[Records with drawing code]

* Start *

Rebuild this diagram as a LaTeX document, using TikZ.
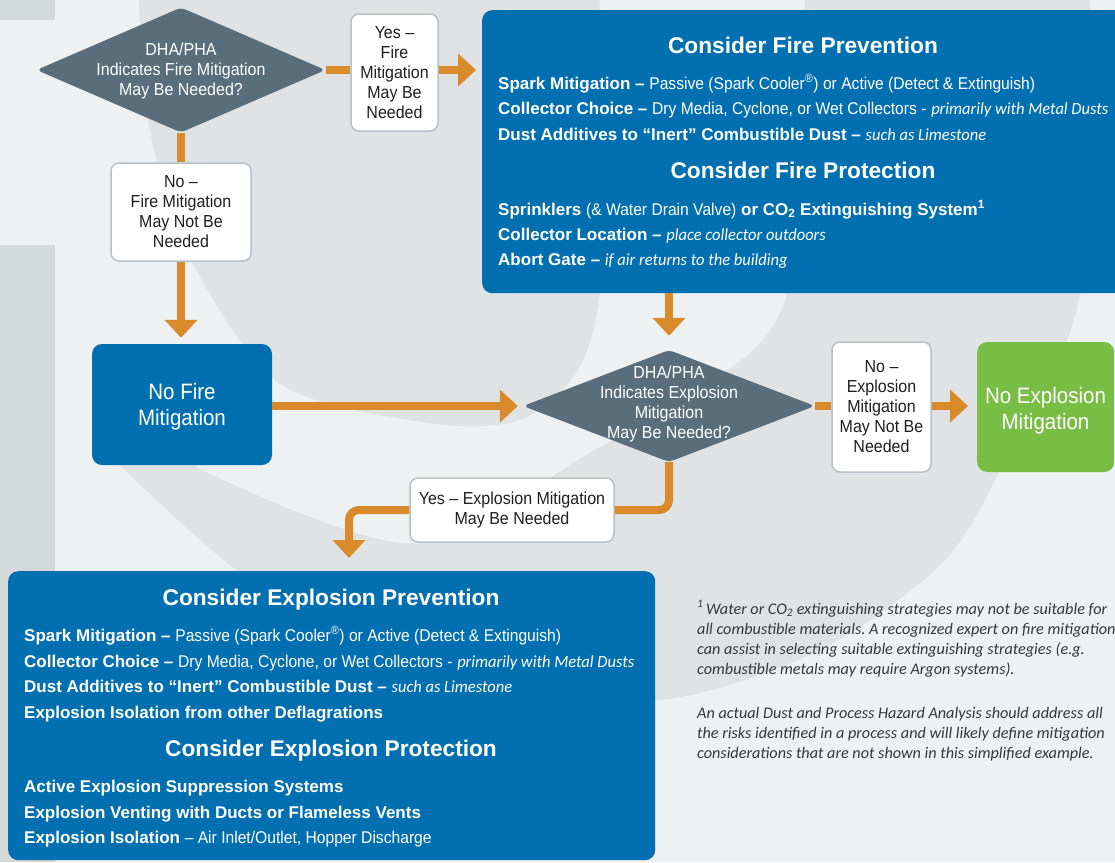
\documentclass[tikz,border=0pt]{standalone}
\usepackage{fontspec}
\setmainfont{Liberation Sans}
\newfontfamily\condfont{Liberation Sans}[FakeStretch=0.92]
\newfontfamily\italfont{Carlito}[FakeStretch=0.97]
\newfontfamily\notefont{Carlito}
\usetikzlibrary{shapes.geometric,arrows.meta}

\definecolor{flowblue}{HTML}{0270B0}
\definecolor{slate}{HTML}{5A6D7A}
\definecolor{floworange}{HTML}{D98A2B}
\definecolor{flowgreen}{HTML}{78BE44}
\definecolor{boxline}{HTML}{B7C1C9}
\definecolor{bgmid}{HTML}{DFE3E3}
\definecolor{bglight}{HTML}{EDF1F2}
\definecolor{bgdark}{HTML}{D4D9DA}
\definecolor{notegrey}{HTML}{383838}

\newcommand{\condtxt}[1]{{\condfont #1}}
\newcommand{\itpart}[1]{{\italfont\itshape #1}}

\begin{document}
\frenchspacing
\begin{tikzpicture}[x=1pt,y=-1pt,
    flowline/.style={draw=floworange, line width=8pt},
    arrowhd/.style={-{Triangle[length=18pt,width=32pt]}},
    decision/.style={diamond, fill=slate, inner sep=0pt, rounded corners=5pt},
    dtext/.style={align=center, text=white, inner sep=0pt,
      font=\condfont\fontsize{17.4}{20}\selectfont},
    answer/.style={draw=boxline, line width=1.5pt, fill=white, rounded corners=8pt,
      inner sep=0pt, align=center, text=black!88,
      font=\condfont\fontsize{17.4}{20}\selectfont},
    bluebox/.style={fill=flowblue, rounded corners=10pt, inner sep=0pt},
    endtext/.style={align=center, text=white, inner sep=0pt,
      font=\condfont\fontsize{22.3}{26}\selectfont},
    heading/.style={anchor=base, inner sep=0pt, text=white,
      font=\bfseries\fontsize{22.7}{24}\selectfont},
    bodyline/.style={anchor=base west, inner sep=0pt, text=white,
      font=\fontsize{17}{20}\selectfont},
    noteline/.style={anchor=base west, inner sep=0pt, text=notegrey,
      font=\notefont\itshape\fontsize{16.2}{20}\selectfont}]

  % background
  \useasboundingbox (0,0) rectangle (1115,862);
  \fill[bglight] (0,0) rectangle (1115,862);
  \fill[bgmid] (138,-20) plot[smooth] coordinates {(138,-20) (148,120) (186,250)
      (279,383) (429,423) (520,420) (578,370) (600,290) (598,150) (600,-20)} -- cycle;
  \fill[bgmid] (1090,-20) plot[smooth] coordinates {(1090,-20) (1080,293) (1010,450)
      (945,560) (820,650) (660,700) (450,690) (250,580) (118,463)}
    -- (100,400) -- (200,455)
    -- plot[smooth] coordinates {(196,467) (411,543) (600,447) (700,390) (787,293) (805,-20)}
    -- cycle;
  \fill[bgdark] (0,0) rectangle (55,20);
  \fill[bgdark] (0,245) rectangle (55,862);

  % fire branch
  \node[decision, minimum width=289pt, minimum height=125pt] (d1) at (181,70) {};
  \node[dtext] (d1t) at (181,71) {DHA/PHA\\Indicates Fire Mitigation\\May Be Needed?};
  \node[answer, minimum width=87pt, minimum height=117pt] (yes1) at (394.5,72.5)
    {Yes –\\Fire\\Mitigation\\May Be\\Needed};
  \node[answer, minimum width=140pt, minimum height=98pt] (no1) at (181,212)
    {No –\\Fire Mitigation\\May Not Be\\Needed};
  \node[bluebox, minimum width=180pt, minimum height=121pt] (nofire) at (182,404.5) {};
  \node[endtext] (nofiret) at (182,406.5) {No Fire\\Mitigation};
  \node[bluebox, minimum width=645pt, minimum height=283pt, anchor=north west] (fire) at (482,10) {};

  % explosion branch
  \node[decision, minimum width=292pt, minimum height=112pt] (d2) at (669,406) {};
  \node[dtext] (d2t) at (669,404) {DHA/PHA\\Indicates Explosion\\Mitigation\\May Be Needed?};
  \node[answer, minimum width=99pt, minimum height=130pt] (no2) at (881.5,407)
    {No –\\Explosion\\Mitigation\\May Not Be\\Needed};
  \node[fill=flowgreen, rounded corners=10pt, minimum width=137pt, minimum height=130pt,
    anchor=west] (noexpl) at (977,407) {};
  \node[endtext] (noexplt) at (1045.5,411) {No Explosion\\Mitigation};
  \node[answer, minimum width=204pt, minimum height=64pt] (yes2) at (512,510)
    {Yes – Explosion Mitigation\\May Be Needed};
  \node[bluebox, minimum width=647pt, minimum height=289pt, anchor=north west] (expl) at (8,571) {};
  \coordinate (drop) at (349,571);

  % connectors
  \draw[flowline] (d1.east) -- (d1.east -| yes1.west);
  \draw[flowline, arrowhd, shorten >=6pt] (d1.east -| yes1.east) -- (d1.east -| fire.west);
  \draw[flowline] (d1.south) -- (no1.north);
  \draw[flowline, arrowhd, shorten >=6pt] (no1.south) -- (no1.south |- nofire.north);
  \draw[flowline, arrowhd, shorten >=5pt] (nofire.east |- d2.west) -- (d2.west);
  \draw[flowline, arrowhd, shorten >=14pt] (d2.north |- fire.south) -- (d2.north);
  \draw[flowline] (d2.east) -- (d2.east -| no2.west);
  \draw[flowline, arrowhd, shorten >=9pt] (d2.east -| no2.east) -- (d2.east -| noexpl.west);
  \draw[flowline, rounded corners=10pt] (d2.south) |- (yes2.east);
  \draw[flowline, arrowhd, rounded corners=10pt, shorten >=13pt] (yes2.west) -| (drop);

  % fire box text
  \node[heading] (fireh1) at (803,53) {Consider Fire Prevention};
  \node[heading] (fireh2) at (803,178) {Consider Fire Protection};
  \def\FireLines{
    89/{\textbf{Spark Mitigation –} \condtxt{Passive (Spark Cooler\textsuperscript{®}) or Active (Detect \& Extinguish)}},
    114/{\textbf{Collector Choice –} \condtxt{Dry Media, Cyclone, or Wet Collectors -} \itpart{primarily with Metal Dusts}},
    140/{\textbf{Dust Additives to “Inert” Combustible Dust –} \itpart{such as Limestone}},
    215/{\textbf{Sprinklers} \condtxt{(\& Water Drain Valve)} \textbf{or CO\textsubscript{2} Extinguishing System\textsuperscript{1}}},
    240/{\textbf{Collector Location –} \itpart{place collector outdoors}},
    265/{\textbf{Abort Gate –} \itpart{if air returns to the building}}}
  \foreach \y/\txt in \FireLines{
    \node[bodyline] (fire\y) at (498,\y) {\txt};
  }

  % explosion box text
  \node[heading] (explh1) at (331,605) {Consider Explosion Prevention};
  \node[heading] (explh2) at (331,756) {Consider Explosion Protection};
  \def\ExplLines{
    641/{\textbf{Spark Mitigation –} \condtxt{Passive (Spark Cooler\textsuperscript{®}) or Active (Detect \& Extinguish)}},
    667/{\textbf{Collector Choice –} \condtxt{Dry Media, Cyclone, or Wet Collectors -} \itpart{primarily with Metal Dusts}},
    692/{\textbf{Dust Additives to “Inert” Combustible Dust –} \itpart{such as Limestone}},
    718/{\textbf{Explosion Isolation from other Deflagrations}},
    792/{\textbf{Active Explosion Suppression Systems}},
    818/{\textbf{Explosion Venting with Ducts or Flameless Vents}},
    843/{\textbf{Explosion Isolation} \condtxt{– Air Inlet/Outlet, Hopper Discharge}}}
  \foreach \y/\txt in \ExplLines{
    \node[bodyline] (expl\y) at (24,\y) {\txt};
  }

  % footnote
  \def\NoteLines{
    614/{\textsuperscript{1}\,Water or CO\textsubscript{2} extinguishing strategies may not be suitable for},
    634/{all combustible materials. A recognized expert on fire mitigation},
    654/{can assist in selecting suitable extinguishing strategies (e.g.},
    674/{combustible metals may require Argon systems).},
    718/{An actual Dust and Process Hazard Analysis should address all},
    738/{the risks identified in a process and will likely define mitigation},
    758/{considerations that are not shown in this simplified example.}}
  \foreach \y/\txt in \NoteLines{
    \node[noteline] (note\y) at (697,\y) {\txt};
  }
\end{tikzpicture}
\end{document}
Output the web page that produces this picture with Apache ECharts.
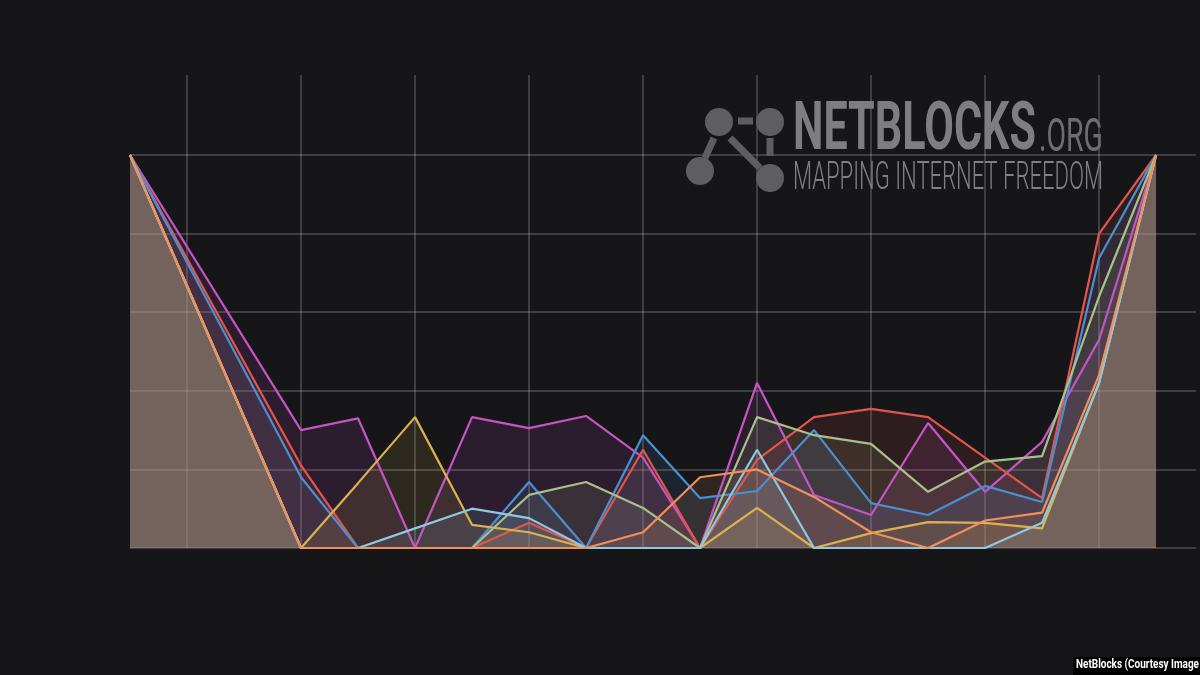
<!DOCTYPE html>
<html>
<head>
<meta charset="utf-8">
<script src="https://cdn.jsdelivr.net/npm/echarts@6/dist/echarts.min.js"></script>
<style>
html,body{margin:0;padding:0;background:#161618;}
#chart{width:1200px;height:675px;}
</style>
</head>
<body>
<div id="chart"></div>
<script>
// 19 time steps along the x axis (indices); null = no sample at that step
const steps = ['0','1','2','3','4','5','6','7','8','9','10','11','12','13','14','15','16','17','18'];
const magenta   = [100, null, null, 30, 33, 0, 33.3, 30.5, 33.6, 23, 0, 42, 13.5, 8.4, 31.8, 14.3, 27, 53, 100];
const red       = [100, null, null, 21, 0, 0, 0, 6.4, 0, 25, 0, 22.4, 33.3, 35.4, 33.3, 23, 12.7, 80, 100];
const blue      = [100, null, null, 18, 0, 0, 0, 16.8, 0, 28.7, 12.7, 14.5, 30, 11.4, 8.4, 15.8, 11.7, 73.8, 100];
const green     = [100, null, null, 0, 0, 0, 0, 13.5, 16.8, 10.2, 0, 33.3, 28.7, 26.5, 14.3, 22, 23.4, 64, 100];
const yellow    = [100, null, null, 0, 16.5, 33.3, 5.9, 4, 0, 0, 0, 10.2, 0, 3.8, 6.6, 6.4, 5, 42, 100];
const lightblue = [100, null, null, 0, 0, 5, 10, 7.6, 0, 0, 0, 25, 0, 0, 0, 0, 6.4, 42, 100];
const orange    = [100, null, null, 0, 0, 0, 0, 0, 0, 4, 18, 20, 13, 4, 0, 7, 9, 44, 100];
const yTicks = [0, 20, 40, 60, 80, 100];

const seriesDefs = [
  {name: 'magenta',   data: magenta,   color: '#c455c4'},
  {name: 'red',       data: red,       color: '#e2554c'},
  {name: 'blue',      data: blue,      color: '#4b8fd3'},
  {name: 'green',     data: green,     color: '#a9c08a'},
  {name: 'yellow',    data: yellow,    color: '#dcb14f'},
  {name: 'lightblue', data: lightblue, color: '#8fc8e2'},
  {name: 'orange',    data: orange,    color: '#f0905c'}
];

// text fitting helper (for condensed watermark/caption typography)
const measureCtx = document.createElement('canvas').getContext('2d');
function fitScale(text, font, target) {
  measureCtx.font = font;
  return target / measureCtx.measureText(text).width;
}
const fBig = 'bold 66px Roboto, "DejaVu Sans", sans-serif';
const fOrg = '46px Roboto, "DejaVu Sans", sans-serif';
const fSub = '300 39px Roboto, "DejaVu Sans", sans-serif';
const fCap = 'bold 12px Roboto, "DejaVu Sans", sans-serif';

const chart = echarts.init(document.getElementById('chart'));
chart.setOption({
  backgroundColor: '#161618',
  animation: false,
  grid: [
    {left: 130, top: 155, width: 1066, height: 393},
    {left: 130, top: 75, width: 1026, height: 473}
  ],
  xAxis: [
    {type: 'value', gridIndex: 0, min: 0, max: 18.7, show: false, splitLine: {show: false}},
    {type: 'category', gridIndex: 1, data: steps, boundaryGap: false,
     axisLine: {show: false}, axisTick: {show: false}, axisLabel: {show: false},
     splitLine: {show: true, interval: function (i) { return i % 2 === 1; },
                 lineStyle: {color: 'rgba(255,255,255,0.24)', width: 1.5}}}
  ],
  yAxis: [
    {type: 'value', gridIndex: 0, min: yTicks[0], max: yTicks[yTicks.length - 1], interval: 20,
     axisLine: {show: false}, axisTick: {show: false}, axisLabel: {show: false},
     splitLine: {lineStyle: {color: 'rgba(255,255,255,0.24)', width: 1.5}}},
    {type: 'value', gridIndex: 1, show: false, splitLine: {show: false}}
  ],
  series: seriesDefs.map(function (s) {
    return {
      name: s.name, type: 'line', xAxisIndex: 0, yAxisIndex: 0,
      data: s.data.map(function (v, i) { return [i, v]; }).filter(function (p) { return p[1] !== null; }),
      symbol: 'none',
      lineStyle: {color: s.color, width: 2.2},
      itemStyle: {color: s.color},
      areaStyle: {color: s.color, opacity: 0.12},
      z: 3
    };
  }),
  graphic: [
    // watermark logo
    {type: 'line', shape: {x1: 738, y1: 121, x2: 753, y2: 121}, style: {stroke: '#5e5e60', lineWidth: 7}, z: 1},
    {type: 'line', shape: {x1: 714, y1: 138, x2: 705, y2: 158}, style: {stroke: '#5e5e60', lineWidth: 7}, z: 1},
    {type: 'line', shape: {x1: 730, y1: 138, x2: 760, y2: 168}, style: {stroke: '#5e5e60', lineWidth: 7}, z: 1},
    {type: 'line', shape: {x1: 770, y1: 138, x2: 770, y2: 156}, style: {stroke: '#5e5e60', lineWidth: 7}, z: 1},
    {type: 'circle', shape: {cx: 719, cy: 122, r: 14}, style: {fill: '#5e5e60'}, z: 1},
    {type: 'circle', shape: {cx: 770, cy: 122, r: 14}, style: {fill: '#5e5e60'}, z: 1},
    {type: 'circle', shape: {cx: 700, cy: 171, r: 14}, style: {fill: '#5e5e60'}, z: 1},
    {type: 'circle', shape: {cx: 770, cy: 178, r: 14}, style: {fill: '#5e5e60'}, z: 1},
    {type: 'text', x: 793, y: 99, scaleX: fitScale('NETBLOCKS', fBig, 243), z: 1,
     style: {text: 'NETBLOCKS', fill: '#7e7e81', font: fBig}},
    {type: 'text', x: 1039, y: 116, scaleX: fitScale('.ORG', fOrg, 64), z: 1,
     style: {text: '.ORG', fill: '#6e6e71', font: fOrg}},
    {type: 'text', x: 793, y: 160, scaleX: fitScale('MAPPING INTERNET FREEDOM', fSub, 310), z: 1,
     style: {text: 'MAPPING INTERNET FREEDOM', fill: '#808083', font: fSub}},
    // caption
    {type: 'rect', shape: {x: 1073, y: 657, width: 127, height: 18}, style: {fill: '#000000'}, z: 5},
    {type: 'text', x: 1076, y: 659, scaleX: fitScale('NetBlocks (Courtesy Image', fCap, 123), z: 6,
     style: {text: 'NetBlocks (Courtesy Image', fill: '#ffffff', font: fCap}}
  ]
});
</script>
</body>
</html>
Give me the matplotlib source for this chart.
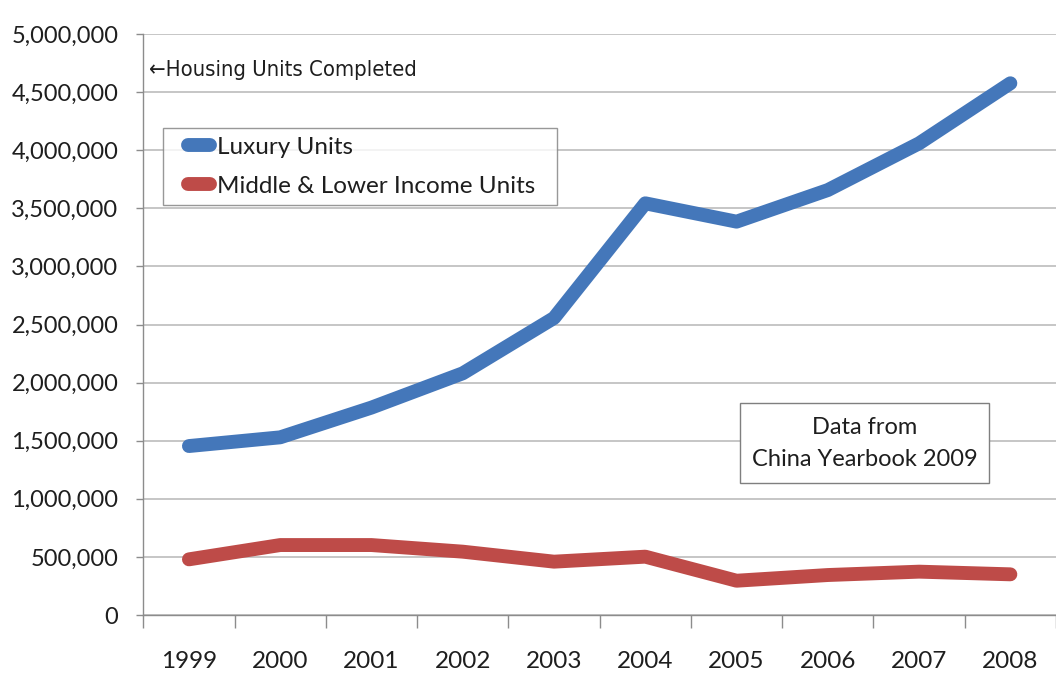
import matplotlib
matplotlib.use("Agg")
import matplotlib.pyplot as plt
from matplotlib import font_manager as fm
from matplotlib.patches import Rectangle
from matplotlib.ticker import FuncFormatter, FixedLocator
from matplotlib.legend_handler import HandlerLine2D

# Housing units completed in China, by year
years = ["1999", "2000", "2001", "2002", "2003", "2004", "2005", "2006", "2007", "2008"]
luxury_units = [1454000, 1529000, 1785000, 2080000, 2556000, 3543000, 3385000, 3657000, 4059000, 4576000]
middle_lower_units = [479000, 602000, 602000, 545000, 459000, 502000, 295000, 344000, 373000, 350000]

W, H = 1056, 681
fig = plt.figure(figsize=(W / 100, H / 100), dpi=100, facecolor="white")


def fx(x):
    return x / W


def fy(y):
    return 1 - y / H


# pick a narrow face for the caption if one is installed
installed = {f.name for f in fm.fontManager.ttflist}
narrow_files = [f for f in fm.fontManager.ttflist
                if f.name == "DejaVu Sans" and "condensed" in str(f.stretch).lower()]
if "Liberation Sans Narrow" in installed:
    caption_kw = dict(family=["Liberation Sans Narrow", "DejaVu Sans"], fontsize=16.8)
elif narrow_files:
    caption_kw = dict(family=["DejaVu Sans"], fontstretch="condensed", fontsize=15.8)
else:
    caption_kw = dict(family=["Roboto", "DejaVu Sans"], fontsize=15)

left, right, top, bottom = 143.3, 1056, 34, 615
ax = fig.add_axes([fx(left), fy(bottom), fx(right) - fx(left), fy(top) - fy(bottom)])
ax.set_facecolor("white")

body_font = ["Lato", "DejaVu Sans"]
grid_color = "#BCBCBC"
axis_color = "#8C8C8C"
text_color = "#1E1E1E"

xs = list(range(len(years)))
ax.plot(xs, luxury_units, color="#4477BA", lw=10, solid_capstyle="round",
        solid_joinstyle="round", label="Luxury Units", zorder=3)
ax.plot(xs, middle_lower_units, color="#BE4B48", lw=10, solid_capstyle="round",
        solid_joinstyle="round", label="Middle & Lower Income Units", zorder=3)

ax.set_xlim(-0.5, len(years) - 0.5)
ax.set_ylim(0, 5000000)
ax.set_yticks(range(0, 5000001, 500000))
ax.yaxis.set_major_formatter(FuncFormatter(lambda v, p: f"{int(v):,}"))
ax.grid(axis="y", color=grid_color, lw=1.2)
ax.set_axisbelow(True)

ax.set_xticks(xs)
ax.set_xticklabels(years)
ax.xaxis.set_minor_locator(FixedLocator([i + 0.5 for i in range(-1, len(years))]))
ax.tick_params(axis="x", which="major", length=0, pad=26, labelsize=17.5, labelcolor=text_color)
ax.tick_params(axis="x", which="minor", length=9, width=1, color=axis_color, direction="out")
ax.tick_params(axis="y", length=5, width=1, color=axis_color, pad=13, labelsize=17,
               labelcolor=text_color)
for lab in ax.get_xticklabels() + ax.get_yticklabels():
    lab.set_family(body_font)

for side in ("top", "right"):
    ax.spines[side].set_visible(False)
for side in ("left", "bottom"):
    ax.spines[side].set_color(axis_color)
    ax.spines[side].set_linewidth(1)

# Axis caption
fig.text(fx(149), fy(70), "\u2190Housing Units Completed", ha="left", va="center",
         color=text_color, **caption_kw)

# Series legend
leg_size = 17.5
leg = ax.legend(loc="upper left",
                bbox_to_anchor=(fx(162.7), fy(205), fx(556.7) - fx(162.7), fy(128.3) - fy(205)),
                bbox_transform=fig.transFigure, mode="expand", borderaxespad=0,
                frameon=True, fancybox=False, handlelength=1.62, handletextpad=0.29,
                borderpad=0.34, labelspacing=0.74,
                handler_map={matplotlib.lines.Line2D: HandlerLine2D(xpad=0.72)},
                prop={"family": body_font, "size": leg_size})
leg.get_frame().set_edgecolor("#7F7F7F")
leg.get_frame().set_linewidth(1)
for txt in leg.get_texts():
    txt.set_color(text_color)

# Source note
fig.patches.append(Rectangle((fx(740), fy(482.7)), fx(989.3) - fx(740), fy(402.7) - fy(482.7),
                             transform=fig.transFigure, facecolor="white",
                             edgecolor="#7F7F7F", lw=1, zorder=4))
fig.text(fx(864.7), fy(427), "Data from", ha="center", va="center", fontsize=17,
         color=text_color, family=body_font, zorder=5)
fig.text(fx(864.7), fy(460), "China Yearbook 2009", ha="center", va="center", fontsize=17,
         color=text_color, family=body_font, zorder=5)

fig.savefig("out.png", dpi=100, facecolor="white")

* End *

_Task requirements_
From the records above, copy only the lines running from the line holding "Output the web" through the line holding "const yTicks = [0, 20, 40, 60, 80, 100];", with no pictures.

_Task output_
Output the web page that produces this picture with Apache ECharts.
<!DOCTYPE html>
<html>
<head>
<meta charset="utf-8">
<script src="https://cdn.jsdelivr.net/npm/echarts@6/dist/echarts.min.js"></script>
<style>
html,body{margin:0;padding:0;background:#161618;}
#chart{width:1200px;height:675px;}
</style>
</head>
<body>
<div id="chart"></div>
<script>
// 19 time steps along the x axis (indices); null = no sample at that step
const steps = ['0','1','2','3','4','5','6','7','8','9','10','11','12','13','14','15','16','17','18'];
const magenta   = [100, null, null, 30, 33, 0, 33.3, 30.5, 33.6, 23, 0, 42, 13.5, 8.4, 31.8, 14.3, 27, 53, 100];
const red       = [100, null, null, 21, 0, 0, 0, 6.4, 0, 25, 0, 22.4, 33.3, 35.4, 33.3, 23, 12.7, 80, 100];
const blue      = [100, null, null, 18, 0, 0, 0, 16.8, 0, 28.7, 12.7, 14.5, 30, 11.4, 8.4, 15.8, 11.7, 73.8, 100];
const green     = [100, null, null, 0, 0, 0, 0, 13.5, 16.8, 10.2, 0, 33.3, 28.7, 26.5, 14.3, 22, 23.4, 64, 100];
const yellow    = [100, null, null, 0, 16.5, 33.3, 5.9, 4, 0, 0, 0, 10.2, 0, 3.8, 6.6, 6.4, 5, 42, 100];
const lightblue = [100, null, null, 0, 0, 5, 10, 7.6, 0, 0, 0, 25, 0, 0, 0, 0, 6.4, 42, 100];
const orange    = [100, null, null, 0, 0, 0, 0, 0, 0, 4, 18, 20, 13, 4, 0, 7, 9, 44, 100];
const yTicks = [0, 20, 40, 60, 80, 100];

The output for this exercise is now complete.